White supremacist Richard Spencer no longer pursuing campus speeches, including at Kent State and Ohio State

CLEVELAND, Ohio - White supremacist Richard Spencer is no longer seeking to speak at large public campuses, including Ohio State University, the University of Cincinnati and Kent State University.

Spencer, who had been fighting in courts for his First Amendment right to speak at public campuses, now is reconsidering those actions, according a video released over the weekend.

Spencer said in the video on YouTube that it is “time to take a step back” and determine if public speaking at campuses or any venue is the right way to achieve his goals.

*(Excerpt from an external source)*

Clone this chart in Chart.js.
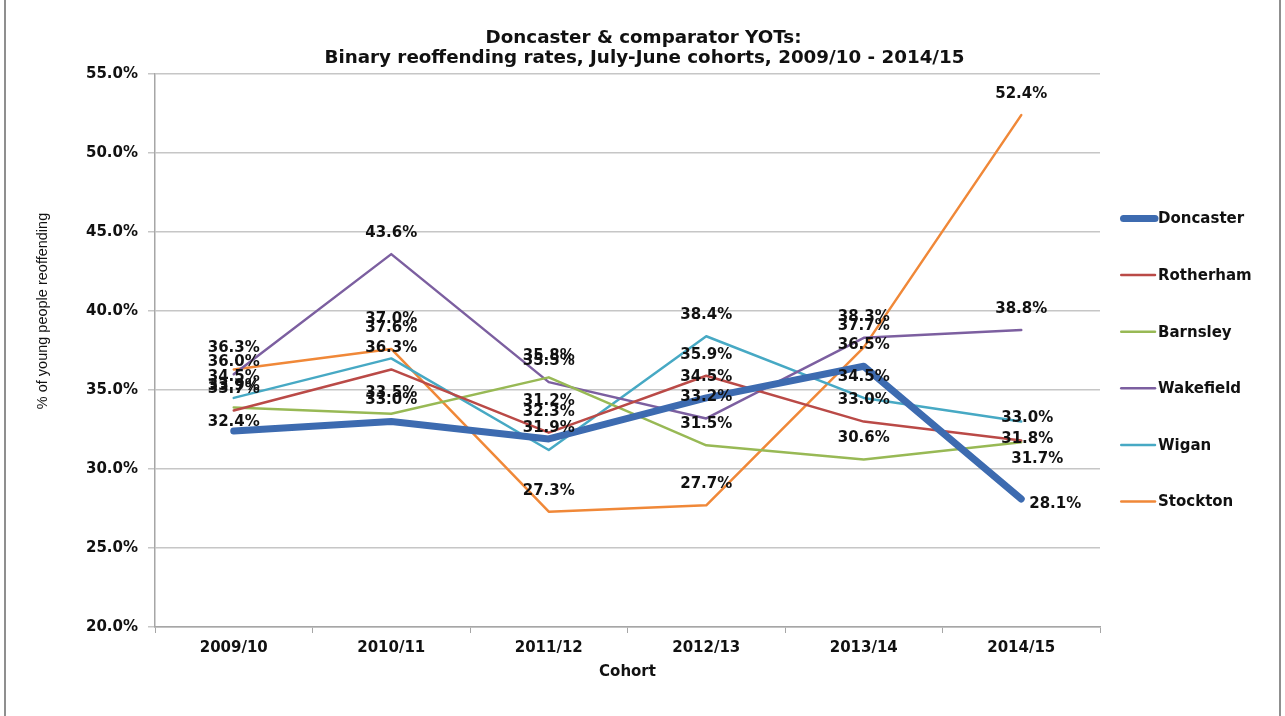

His attorney said a lawsuit against Ohio State University will be dropped, according to cincinnati.com. Ohio State was sued last October after turning down a request for Spencer to speak on Nov. 15, citing safety concerns.

Spencer’s decision to scale back campus appearances comes a little more than a week after a speech at Michigan State University drew hundreds of protestors and resulted in arrests.

After he won a lawsuit to appear on campus, Michigan State scheduled him to speak during spring break and in pavilion used by agriculture students.

He spoke to a crowd of about three dozen while about 500 people protested outside, The Lansing State Journal reported. Fights broke out at the protests outside, and more than 20 people were arrested on various charges.

The University of Cincinnati agreed last October to allow Spencer to speak, and scheduled the event for this month. But the event did not occur. Spencer sued the school for requiring him to pay a security fee. That lawsuit is still pending.

Spencer threatened to sue Kent State University in January after the university denied a request to allow him to speak on campus on May 4, the 48th anniversary of the day in 1970 when the Ohio National Guard fired into a crowd of demonstrators, killing four people and wounding nine.

White supremacist Richard Spencer not allowed to speak on May 4 at Kent State

A Kent State spokesman on Thursday said the university would have no comment on Spencer.

Spencer helped coin the term “alt-right” to describe a movement characterized by racist, anti-Semitic and white nationalist views.

His requests to appear on campuses led to concerns about how to provide security while not violating First Amendment rights. At a “Unite the Right” rally last August at the University of Virginia, torch-wielding followers of Spencer marched the grounds chanting Nazi refrains.

The next day, a woman died in Charlottesville after a white nationalist drove into a crowd of counter-protesters.

There were protestors and a few scuffles when Spencer spoke at the University of Florida in October. The university spent about $500,000 on security.